Пушкин, Брехт, Чехов, эксцентрика, водевиль, русская классика, Есенин, эстрада, Володин, художественное слово, Чехов, Зощенко, Хемингуэй, Мопассан, Маршак…
«Горе от ума», «Божественная комедия», «Варвары», «Океан», «Я, бабушка, Илико и Илларион» — в каждом спектакле Юрский. Все — доступно, все — возможно, нет границ — ни амплуа, ни возраста, ни стиля, ни формы. Что ни роль, то неожиданность.
Юрский — не герой. Но он играет Чацкого. Юрский — актер психологической школы. Но в постановке Аксера он, едва ли не единственный, играет Брехта по всем установлениям польской режиссуры. Юрский — актер ансамбля. Но он безбоязненно покидает ряды своих партнеров по сцене и выходит на концертную площадку читать «Онегина».
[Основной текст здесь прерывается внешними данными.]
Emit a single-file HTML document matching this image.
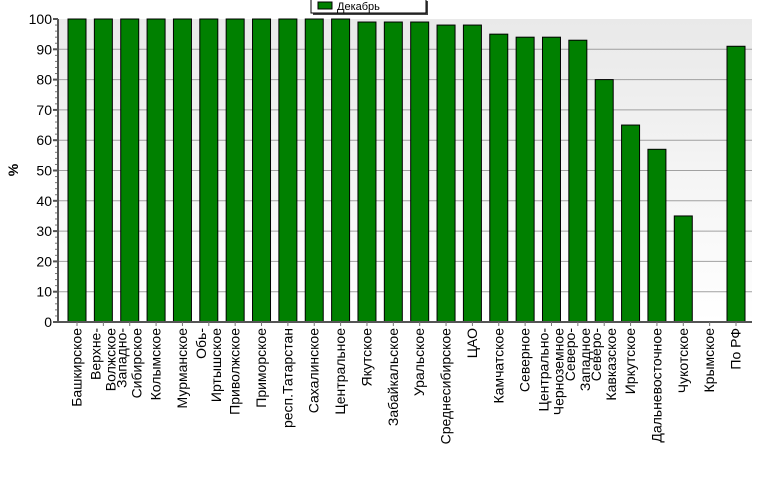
<!DOCTYPE html>
<html><head><meta charset="utf-8"><style>
body{margin:0;background:#fff;}
svg{display:block;font-family:"Liberation Sans",sans-serif;}
</style></head><body>
<svg id="c" width="777" height="479">
<defs><linearGradient id="bg" x1="0" y1="0" x2="0" y2="1"><stop offset="0" stop-color="#e9e9e9"/><stop offset="1" stop-color="#ffffff"/></linearGradient></defs>
<rect x="58" y="19" width="694" height="303" fill="url(#bg)"/>
<g id="grid"></g><g id="bars"></g><g id="axes"></g><g id="labels"></g>
<text x="18" y="170" font-size="14" font-weight="bold" transform="rotate(-90 18 170)" text-anchor="middle">%</text>
<g>
<rect x="313" y="1" width="115" height="14" fill="#444"/>
<rect x="311" y="-1" width="115" height="14" fill="#fff" stroke="#000"/>
<rect x="318" y="2" width="14" height="7" fill="#008000" stroke="#000"/>
<text x="337" y="10" font-size="11">Декабрь</text>
</g>
</svg>
<script>
const categories=[["Башкирское"],["Верхне-","Волжское"],["Западно-","Сибирское"],["Колымское"],["Мурманское"],["Обь-","Иртышское"],["Приволжское"],["Приморское"],["респ.Татарстан"],["Сахалинское"],["Центральное"],["Якутское"],["Забайкальское"],["Уральское"],["Среднесибирское"],["ЦАО"],["Камчатское"],["Северное"],["Центрально-","Черноземное"],["Северо-","Западное"],["Северо-","Кавказское"],["Иркутское"],["Дальневосточное"],["Чукотское"],["Крымское"],["По РФ"]];
const values=[100,100,100,100,100,100,100,100,100,100,100,99,99,99,98,98,95,94,94,93,80,65,57,35,0,91];
const yTicks=[0,10,20,30,40,50,60,70,80,90,100];
const NS="http://www.w3.org/2000/svg";
const X0=58,X1=752,Y0=322,Y1=19;
function y(v){return Y0-(v/100)*(Y0-Y1);}
function xc(i){return 77+i*(684/26)*1.002;}
function mk(tag,attrs,parent){const e=document.createElementNS(NS,tag);for(const k in attrs)e.setAttribute(k,attrs[k]);document.getElementById(parent).appendChild(e);return e;}
yTicks.forEach(t=>{
 if(t>0&&t<100){const g=mk('line',{x1:X0,x2:X1,y1:y(t),y2:y(t),stroke:'#a0a0a0','stroke-width':1},'grid');
 
 }
 const tk=mk('line',{x1:X0-5,x2:X0,y1:y(t),y2:y(t),stroke:'#555','stroke-width':2},'axes');
 
 
 const tl=mk('text',{x:X0-6,y:y(t)+5,'font-size':14,'text-anchor':'end'},'axes');tl.textContent=t;
 
 
 if(t<100){for(let m=1;m<5;m++){const mt=mk('line',{x1:X0-3,x2:X0,y1:y(t+m*2),y2:y(t+m*2),stroke:'#777'},'axes');
 
 }}
});
const bw=18;
values.forEach((v,i)=>{
 const b=mk('rect',{x:xc(i)-bw/2,y:y(v),width:bw,height:Y0-y(v),fill:'#008000',stroke:'#000','stroke-width':1},'bars');
 
 
});
mk('line',{x1:X0,x2:X0,y1:Y1,y2:Y0+1,stroke:'#555','stroke-width':2},'axes');
mk('line',{x1:X0,x2:X1,y1:Y0,y2:Y0,stroke:'#555','stroke-width':2},'axes');
categories.forEach((lines,i)=>{
 const cx=xc(i);
 const tk=mk('line',{x1:cx,x2:cx,y1:Y0,y2:Y0+4,stroke:'#777'},'axes');
 
 
 lines.forEach((s,j)=>{
  const lx=cx+5+(j-(lines.length-1)/2)*15-0.5;
  const ly=Y0+6;
  const t=mk('text',{x:lx,y:ly,'font-size':14,'text-anchor':'end',transform:`rotate(-90 ${lx} ${ly})`},'labels');
  t.textContent=s;
  
  
 });
});
</script>
</body></html>
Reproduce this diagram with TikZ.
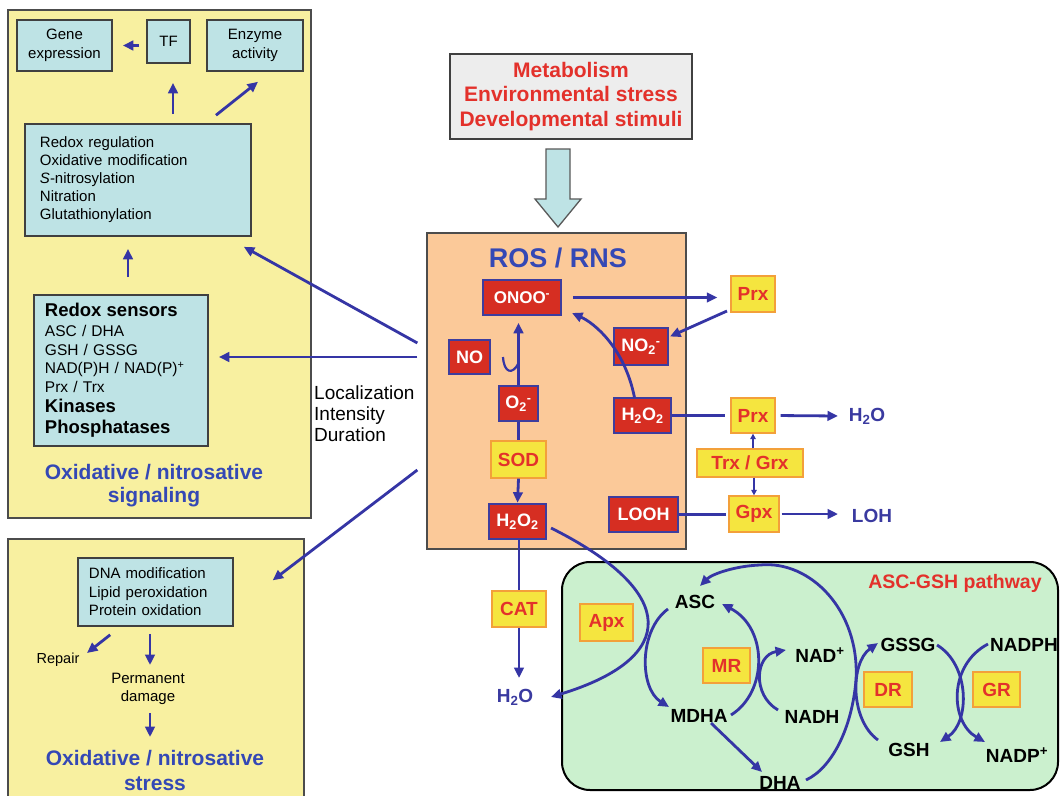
\documentclass[tikz,border=0pt]{standalone}
\usepackage{fontspec}
\setmainfont{Liberation Sans}
\usetikzlibrary{arrows.meta}
\definecolor{panelyellow}{HTML}{F8F0A0}
\definecolor{cyanbox}{HTML}{BEE3E5}
\definecolor{peach}{HTML}{FBC999}
\definecolor{greenbg}{HTML}{CBF0CE}
\definecolor{graybox}{HTML}{EDEDED}
\definecolor{ablue}{HTML}{3535A5}
\definecolor{redbox}{HTML}{D62E22}
\definecolor{redborder}{HTML}{3D3D9E}
\definecolor{ybox}{HTML}{F5E53F}
\definecolor{yborder}{HTML}{F3A03A}
\definecolor{tred}{HTML}{E3312B}
\definecolor{tblue}{HTML}{3448B5}
\definecolor{tblueb}{HTML}{3A3AA0}
\newcommand\setfs[2]{\fontsize{#1bp}{#2bp}\selectfont}
\begin{document}
\begin{tikzpicture}[x=1bp,y=-1bp,
  panel/.style={draw=black!70, fill=panelyellow, line width=1.3bp, inner sep=0pt},
  cbox/.style={draw=black!75, fill=cyanbox, line width=1.6bp, inner sep=0pt, align=center, font=\setfs{15}{19}},
  redb/.style={draw=redborder, fill=redbox, line width=1.6bp, inner sep=0pt, text=white, font={\bfseries\setfs{18}{20}}},
  yb/.style={draw=yborder, fill=ybox, line width=1.3bp, inner sep=0pt, text=tred, font={\bfseries\setfs{19}{21}}},
  lab/.style={inner sep=0pt, font={\bfseries\setfs{19}{21}}},
  bl/.style={lab, text=tblueb},
  arr/.style={draw=ablue, line width=2.8bp, -{Triangle[length=10.5bp,width=9.5bp]}},
  ln/.style={draw=ablue, line width=2.8bp},
  thinarr/.style={draw=ablue, line width=1.4bp, -{Triangle[length=5.5bp,width=5.5bp]}}]
\clip (0,0) rectangle (1063,796);
\fill[white] (0,0) rectangle (1063,796);

% ---------- left panels ----------
\node[panel, minimum width=303bp, minimum height=508bp] (sig) at (159.5,264) {};
\node[panel, minimum width=296bp, minimum height=270bp] (str) at (156,674) {};

\node[cbox, minimum width=95bp, minimum height=51bp] (gene) at (64.5,45.5) {Gene\\expression};
\node[cbox, minimum width=43bp, minimum height=43bp] (tf) at (168.5,41.5) {TF};
\node[cbox, minimum width=96bp, minimum height=51bp] (enz) at (255,45.5) {Enzyme\\activity};

\node[cbox, minimum width=226bp, minimum height=112bp, text width=196bp, align=left, font=\setfs{15}{18}] (reg) at (138,180)
  {Redox regulation\\Oxidative modification\\\textit{S}-nitrosylation\\Nitration\\Glutathionylation};

\node[cbox, minimum width=174bp, minimum height=151bp, text width=152bp, align=left, font=\setfs{15.5}{18.5}] (sens) at (121,370.5)
  {{\bfseries\setfs{18.5}{20}Redox sensors}\\[1.5bp]ASC / DHA\\GSH / GSSG\\NAD(P)H / NAD(P)\textsuperscript{+}\\Prx / Trx\\[1.5bp]{\bfseries\setfs{18.5}{20}Kinases}\\[3bp]{\bfseries\setfs{18.5}{20}Phosphatases}};

\node[inner sep=0pt, align=center, text=tblue, font={\bfseries\setfs{21}{23}}] (sigt) at (154,486) {Oxidative / nitrosative\\signaling};

\node[inner sep=0pt, align=left, anchor=west, font=\setfs{19}{21}] (loc) at (314,414) {Localization\\Intensity\\Duration};

\node[cbox, minimum width=155bp, minimum height=68bp, text width=133bp, align=left, font=\setfs{15}{18.5}] (dna) at (155.5,592)
  {DNA modification\\Lipid peroxidation\\Protein oxidation};
\node[inner sep=0pt, font=\setfs{14.5}{17}] (repair) at (58,660) {Repair};
\node[inner sep=0pt, align=center, font=\setfs{15}{18}] (perm) at (148,689) {Permanent\\damage};
\node[inner sep=0pt, align=center, text=tblue, font={\bfseries\setfs{21}{25}}] (strt) at (155,770) {Oxidative / nitrosative\\stress};

% ---------- top ----------
\node[draw=black!75, fill=graybox, line width=1.6bp, minimum width=242bp, minimum height=85bp, inner sep=0pt, align=center, text=tred, font={\bfseries\setfs{21}{24.5}}] (top) at (571,96.5)
  {Metabolism\\Environmental stress\\Developmental stimuli};
\draw[draw=black!65, fill=cyanbox, line width=1.3bp] (546,149) -- (570,149) -- (570,199) -- (581,199) -- (558,227) -- (535,199) -- (546,199) -- cycle;

% ---------- ROS box ----------
\node[draw=black!70, fill=peach, line width=1.3bp, minimum width=259bp, minimum height=316bp, inner sep=0pt] (ros) at (556.5,391) {};
\node[inner sep=0pt, text=tblue, font={\bfseries\setfs{27}{30}}] (rost) at (558,258) {ROS / RNS};

\node[redb, minimum width=78bp, minimum height=35bp, font={\bfseries\setfs{17}{19}}] (onoo) at (522,297.5) {ONOO\textsuperscript{-}};
\node[redb, minimum width=41bp, minimum height=34bp] (no) at (469.5,357) {NO};
\node[redb, minimum width=39bp, minimum height=35bp] (o2) at (518.5,403.5) {O\textsubscript{2}\textsuperscript{-}};
\node[yb, minimum width=55bp, minimum height=37bp] (sod) at (518.5,459.5) {SOD};
\node[redb, minimum width=57bp, minimum height=35bp] (h2oa) at (517.5,521.5) {H\textsubscript{2}O\textsubscript{2}};
\node[redb, minimum width=54bp, minimum height=37bp] (no2) at (641,346.5) {NO\textsubscript{2}\textsuperscript{-}};
\node[redb, minimum width=57bp, minimum height=35bp] (h2ob) at (642.5,415.5) {H\textsubscript{2}O\textsubscript{2}};
\node[redb, minimum width=69bp, minimum height=35bp] (looh) at (643.5,514.5) {LOOH};

\node[yb, minimum width=44bp, minimum height=36bp] (prxa) at (753,294) {Prx};
\node[yb, minimum width=44bp, minimum height=35bp] (prxb) at (753,415.5) {Prx};
\node[yb, minimum width=106bp, minimum height=28bp] (trx) at (750,463) {Trx / Grx};
\node[yb, minimum width=50bp, minimum height=36bp] (gpx) at (754,514) {Gpx};
\node[bl] (wa) at (867,416) {H\textsubscript{2}O};
\node[bl] (loh) at (872,516) {LOH};
\node[yb, minimum width=54bp, minimum height=36bp] (cat) at (519,609) {CAT};
\node[bl] (wb) at (515,697) {H\textsubscript{2}O};

% ---------- ASC-GSH ----------
\node[draw=black, line width=2bp, fill=greenbg, rounded corners=28bp, minimum width=496bp, minimum height=228bp, inner sep=0pt] (asg) at (810,676) {};
\node[inner sep=0pt, text=tred, font={\bfseries\setfs{19.5}{22}}] (asgt) at (955,583) {ASC-GSH pathway};
\node[yb, minimum width=53bp, minimum height=37bp] (apx) at (606.5,622.5) {Apx};
\node[lab] (asc) at (695,602) {ASC};
\node[yb, minimum width=47bp, minimum height=35bp] (mr) at (726.5,665.5) {MR};
\node[lab] (mdha) at (699,716) {MDHA};
\node[lab] (nadp) at (820,655) {NAD\textsuperscript{+}};
\node[lab] (nadh) at (812,717) {NADH};
\node[lab] (dha) at (780,783) {DHA};
\node[lab] (gssg) at (908,645) {GSSG};
\node[lab] (nadph) at (1024,645) {NADPH};
\node[yb, minimum width=48bp, minimum height=35bp] (dr) at (888,689.5) {DR};
\node[yb, minimum width=47bp, minimum height=35bp] (gr) at (996.5,689.5) {GR};
\node[lab] (gsh) at (909,750) {GSH};
\node[lab] (nadpp) at (1017,755) {NADP\textsuperscript{+}};

% ---------- arrows: left ----------
\draw[arr, shorten <=7bp, shorten >=10bp] (tf.west |- gene.center) -- (gene.east);
\coordinate (tfa) at ([xshift=4.5bp]tf.south);
\draw[arr, shorten <=9bp, shorten >=19bp] (tfa |- reg.north) -- (tfa);
\draw[arr] ([shift={(78,-8)}]reg.north) -- ([shift={(3,10)}]enz.south);
\draw[arr] ([shift={(7,-17)}]sens.north) -- ([shift={(-10,12)}]reg.south);
\draw[arr] ([shift={(-9,-34)}]ros.west) -- ([shift={(10,-13.5)}]sens.east);
\draw[arr] ([shift={(-9,-48)}]ros.west) -- ([shift={(-8,10)}]reg.south east);
\draw[arr] ([shift={(-9,79)}]ros.west) -- ([shift={(-32,42)}]str.north east);
\draw[arr] ([shift={(33,8)}]dna.south west) -- ([shift={(29,-7)}]repair.center);
\draw[arr] ([shift={(-5.5,7)}]dna.south) -- ([shift={(2,-24)}]perm.center);
\draw[arr] ([shift={(2,24)}]perm.center) -- ([shift={(-5,-33)}]strt.center);

% ---------- arrows: ROS ----------
\draw[arr, shorten >=7bp] (o2.north) -- (o2.north |- onoo.south);
\draw[ln, line width=2.2bp] ([shift={(33.5,0)}]no.center) .. controls +(1,16) and +(-6,12) .. ([shift={(0,-22)}]o2.north);
\draw[ln] (o2.south) -- (sod.north);
\draw[arr, shorten >=0.5bp] (sod.south) -- (h2oa.north);
\draw[arr] ([shift={(-8,-18)}]h2ob.center) .. controls +(-10,-50) and +(22,10) .. ([shift={(50,15.5)}]onoo.center);
\draw[arr, shorten <=11bp, shorten >=13bp] (onoo.east) -- (onoo.east -| prxa.west);
\draw[arr] ([shift={(-26,17)}]prxa.center) -- ([shift={(29,-10)}]no2.center);
\draw[ln, shorten >=5bp] (h2ob.east) -- (prxb.west);
\draw[arr, shorten <=5bp] (prxb.east) -- ([shift={(-29,0)}]wa.center);
\draw[thinarr] (prxb.south |- trx.north) -- (prxb.south);
\draw[thinarr] (gpx.north |- trx.south) -- (gpx.north);
\draw[ln, shorten >=2bp] (looh.east) -- (looh.east -| gpx.west);
\draw[arr, shorten <=2bp] (gpx.east) -- ([shift={(-34,-2)}]loh.center);
\draw[ln] (h2oa.south -| cat.north) -- (cat.north);
\draw[arr] (cat.south) -- ([shift={(4,-19)}]wb.center);
\draw[arr] ([shift={(33.5,6.5)}]h2oa.center) .. controls +(128,64) and +(128,-39) .. ([shift={(36,0)}]wb.center);

% ---------- arrows: ASC-GSH ----------
\draw[arr] ([shift={(-27,7)}]asc.center) .. controls +(-29,21) and +(-30,-19) .. ([shift={(-30,-9)}]mdha.center);
\draw[arr] ([shift={(32,-1)}]mdha.center) .. controls +(37,-23) and +(46,24) .. ([shift={(27,2)}]asc.center);
\draw[arr] ([shift={(-34,-7)}]nadh.center) .. controls +(-26,-15) and +(-31,5) .. ([shift={(-34,-5)}]nadp.center);
\draw[arr] ([shift={(12,7)}]mdha.center) -- ([shift={(-18,-11)}]dha.center);
\draw[arr] ([shift={(26,-3)}]dha.center) .. controls +(26,-12) and +(-4,48) .. (856,680)
   .. controls +(4,-70) and +(50,-5) .. (760,565)
   .. controls +(-25,1) and +(12,-12) .. ([shift={(5,-16)}]asc.center);
\draw[arr] ([shift={(-31,-10)}]gsh.center) .. controls +(-28,-20) and +(-28,20) .. ([shift={(-30,-2)}]gssg.center);
\draw[arr] ([shift={(29,0)}]gssg.center) .. controls +(33,20) and +(30,-20) .. ([shift={(31,-8)}]gsh.center);
\draw[arr] ([shift={(-36,-1)}]nadph.center) .. controls +(-40,21) and +(-35,-20) .. ([shift={(-32,-13)}]nadpp.center);
\end{tikzpicture}
\end{document}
(Чего он еще не пробовал? Кажется, не был клоуном в цирке. Но вполне мог бы стать. Чувство юмора — замечательно, телом он владеет прекрасно, принцип театра масок освоил, обаяния — с избытком. Нет, Юрский, несомненно, был бы хо-‘ рошим современным клоуном!)
И все-таки не в этой редкостной широте возможностей— главное. А в том, что и театр, и капустник, и кино, и эстрада для Юрского — Искусство.
И если актеры, равные ему по широте возможностей и разнообразию мастерства,— есть, то по строгости отношения к искусству, по способности совершать в своем деле поступки общественного смысла — сравнить с ним можно немногих.
Сегодня Юрский — под обстрелом мнений и критических концепций. Одни видят в нем мейерхольдовского актера, способного в эксцентрике соревноваться с Гариным и Мартинсоном, другие ставят его как образец подлинного переживания и самоотдачи. Одних он восхищает сердечностью искусства, другие предполагают, что все в нем «от ума». Один почитает его как ученика Товстоногова, другой восторгается его независимостью. И т. д. и т. п.
Юрский сбивает с толку любителей классификации потому, что его мастерство необыкновенно по разнообразию, свободе и возможностям. Если придавать значение только мастерству— этот актер вне рамок. Он может все. Или (оговоримся для осторожности) — почти все.
Совсем другое дело — мотивы творчества, его содержание, его духовная проблематика. Здесь искусство Юрского строго и определенно, в нем единое устремление, единые нравственные нормы, одна вера, не допускающая компромиссов.
Не только уровень его культуры, но и круг его собственных мыслей о жизни оказался под стать нашей классике — Юрский, может быть, как ни один другой актер сейчас, смыкает на театре прошлый век с нынешним.
Пушкиным, классикой художник как бы поверяет новую эпоху, полную несравнимо большего драматизма. И сквозь всю дисгармонию времени, остроту его конфликтов, страданий, сомнений прорывается к мудрому пониманию своего человеческого долга, к высшей гармонии жизни.